Bears can’t afford another ‘terrible’ season from OLB Robert Quinn
Quinn was limited in the opening practice of training camp. The Bears hope to have him full speed by Monday, because he needs the reps.
Robert Quinn wants to leave his first season with the Bears in the past and never discuss it again. Of course he does.
“I’ll be honest: Just a terrible year for me, personally,” Quinn said.
No argument here. But after watching him sign a mammoth free-agent contract, then put up just two sacks, it’s a little early to forgive and forget. Quinn has a lot to prove to an organization that believed it had formed a monster pass rush with him and Khalil Mack opposite each other at outside linebacker.
And there’s already some skepticism about a bounce-back season given that Quinn has been limited by a lower-back injury for more than a month and was limited in the opening practice of training camp Wednesday. Quinn brushed it off as “no concern,” and coach Matt Nagy said he’d still get meaningful snaps as he built up his strength.
Nonetheless, even as Quinn enters his 11th season, practice reps will be vital. He missed extensive time last summer, and it clearly hindered him.
“When we get pads on, we need to get him going on those full-speed reps,” Nagy said.
Those start Monday with the first practice in full pads.
Quinn was arguably the Bears’ biggest letdown in a 2020 season stuffed with them. They signed him to a five-year, $70 million contract — the second-largest total for any free agent that year — with $30 million guaranteed. His $14.7 million salary-cap hit this season is second on the Bears only to wide receiver Allen Robinson.
Concerns arose immediately. The most glaring among them was that Quinn always has been adamant that he does his best work as a defensive end but joined the Bears as an outside linebacker in their 3-4 defense. He said, essentially, he’d adapt.
It still sounded like a shaky situation for both sides, and now it’s up to new defensive coordinator Sean Desai to solve the puzzle they created.
Quinn was pretty clear he’d like that solution to include heavy usage as a defensive end on the right side.
That’s where he played when he erupted for 40 sacks from 2012 through 2014 with the Rams, earning All-Pro honors with 19 in 2013, and during his 11.5-sack season for the Cowboys in 2019.
“If you’ve known my career, if you know me, you know where I like to be,” he said. “I think he knows where I’m dominant at.
“I think we’re all on the same page.
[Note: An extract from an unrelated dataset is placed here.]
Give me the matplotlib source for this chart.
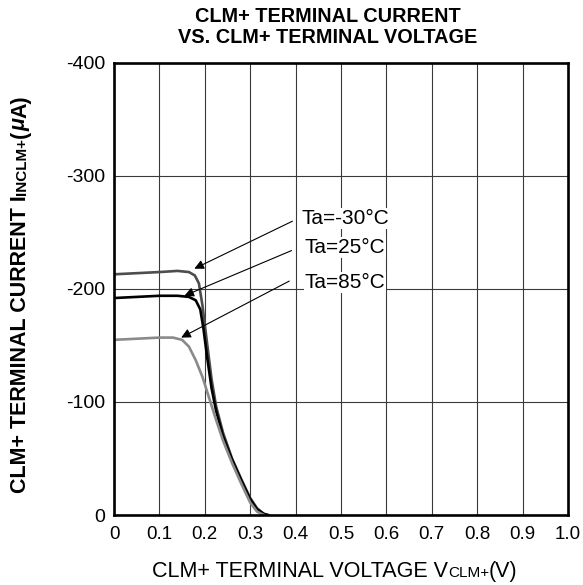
import matplotlib
matplotlib.use('Agg')
import matplotlib.pyplot as plt
import numpy as np

plt.rcParams['font.family'] = ['Liberation Sans', 'DejaVu Sans']

# ---- data ----
v_m30 = [0, 0.05, 0.10, 0.14, 0.165, 0.178, 0.187, 0.195, 0.205, 0.215, 0.225, 0.24, 0.26, 0.28, 0.30, 0.315, 0.33, 0.34]
i_m30 = [-213, -214, -215, -216, -215, -212, -205, -185, -152, -120, -96, -73, -50, -32, -15, -6, -1, 0]

v_25 = [0, 0.05, 0.10, 0.14, 0.165, 0.18, 0.19, 0.197, 0.205, 0.215, 0.225, 0.24, 0.26, 0.28, 0.30, 0.315, 0.33, 0.338]
i_25 = [-192, -193, -194, -194, -193, -190, -182, -165, -140, -112, -92, -70, -49, -31, -14, -5, -1, 0]

v_85 = [0, 0.05, 0.10, 0.13, 0.15, 0.165, 0.18, 0.195, 0.21, 0.225, 0.24, 0.26, 0.28, 0.30, 0.315, 0.33]
i_85 = [-155, -156, -157, -157, -155, -149, -137, -122, -103, -84, -66, -46, -28, -11, -3, 0]

labels = ["Ta=-30°C", "Ta=25°C", "Ta=85°C"]
colors = ["#4d4d4d", "#000000", "#8a8a8a"]
arrow_tip = [(0.177, -218), (0.155, -194), (0.148, -157)]
arrow_start = [(0.393, -260), (0.391, -234), (0.386, -207)]
label_pos = [(0.413, -262), (0.42, -237), (0.42, -206)]

xticks = [0, 0.1, 0.2, 0.3, 0.4, 0.5, 0.6, 0.7, 0.8, 0.9, 1.0]
xticklabels = ["0", "0.1", "0.2", "0.3", "0.4", "0.5", "0.6", "0.7", "0.8", "0.9", "1.0"]
yticks = [0, -100, -200, -300, -400]
yticklabels = ["0", "-100", "-200", "-300", "-400"]

title = "CLM+ TERMINAL CURRENT\nVS. CLM+ TERMINAL VOLTAGE"

W, H = 583, 585
fig = plt.figure(figsize=(W / 100, H / 100), dpi=100)
ax = fig.add_axes([114 / W, 1 - 515 / H, 454 / W, 452 / H])

for v, i, c in zip([v_m30, v_25, v_85], [i_m30, i_25, i_85], colors):
    ax.plot(v, i, color=c, lw=1.9, solid_joinstyle='round', zorder=3)

ax.set_xlim(0, 1.0)
ax.set_ylim(0, -400)
ax.set_xticks(xticks)
ax.set_xticklabels(xticklabels, fontsize=13.5)
ax.set_yticks(yticks)
ax.set_yticklabels(yticklabels, fontsize=14)
ax.tick_params(length=0, pad=6.5)
ax.tick_params(axis='x', pad=8)
ax.grid(True, color='#3a3a3a', lw=0.8)
for s in ax.spines.values():
    s.set_linewidth(1.9)
    s.set_zorder(5)

for lab, tip, st, pos in zip(labels, arrow_tip, arrow_start, label_pos):
    ax.annotate('', xy=tip, xytext=st,
                arrowprops=dict(arrowstyle='-|>', color='black', lw=0.8,
                                shrinkA=0, shrinkB=0, mutation_scale=14),
                zorder=4)
    ax.text(pos[0], pos[1], lab, fontsize=15, ha='left', va='center',
            bbox=dict(fc='white', ec='none', pad=0.8), zorder=4)

fig.text(328 / W, 1 - 27 / H, title, fontsize=14.3, fontweight='bold',
         ha='center', va='center', linespacing=1.15)

renderer = fig.canvas.get_renderer()


def seq_text(x, y, parts, rotation=0):
    for s, size, weight, style in parts:
        t = fig.text(x / W, y / H, s, fontsize=size, fontweight=weight,
                     fontstyle=style, ha='left', va='baseline',
                     rotation=rotation, rotation_mode='anchor')
        bb = t.get_window_extent(renderer)
        if rotation == 0:
            x += bb.width
        else:
            y += bb.height


seq_text(152, H - 577, [("CLM+ TERMINAL VOLTAGE V", 15.5, 'normal', 'normal'),
                        ("CLM+", 11, 'normal', 'normal'),
                        ("(V)", 15.5, 'normal', 'normal')])

seq_text(26, H - 493, [("CLM+ TERMINAL CURRENT I", 15.5, 'bold', 'normal'),
                       ("INCLM+", 11, 'bold', 'normal'),
                       ("(", 15.5, 'bold', 'normal'),
                       ("\u03bc", 15.5, 'bold', 'italic'),
                       ("A)", 15.5, 'bold', 'normal')], rotation=90)

fig.savefig('out.png', dpi=100)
I get the opportunity to hopefully re-prove myself and hopefully earn the respect from the guys, make sure I don’t disappoint them like I did last year.”
Mack led the team with just nine sacks last season, followed by nose tackle Bilal Nichols (five). Quinn had just two in 548 snaps.
The man he replaced, by the way, had a career year for the Rams. Leonard Floyd put up 10.5 sacks and earned a four-year, $64 million extension.
With Quinn ineffective, it was easier for teams to load up against Mack. The Bears stumbled to 17th in sacks (down from third two seasons earlier) and 19th in opponent passer rating (down from first) as their defense slid from great to good. Quinn mostly avoided answering questions about what went wrong.
“Really just trying not to dwell on the past,” he said. “I can erase 2020 — well, put it behind me — because it’s done and over with. Now I’m gonna look forward to this year and come in with a better, positive mindset, a little more energetic . . . and try to give the Bears the best version of myself. Hopefully they get what they’re looking for.”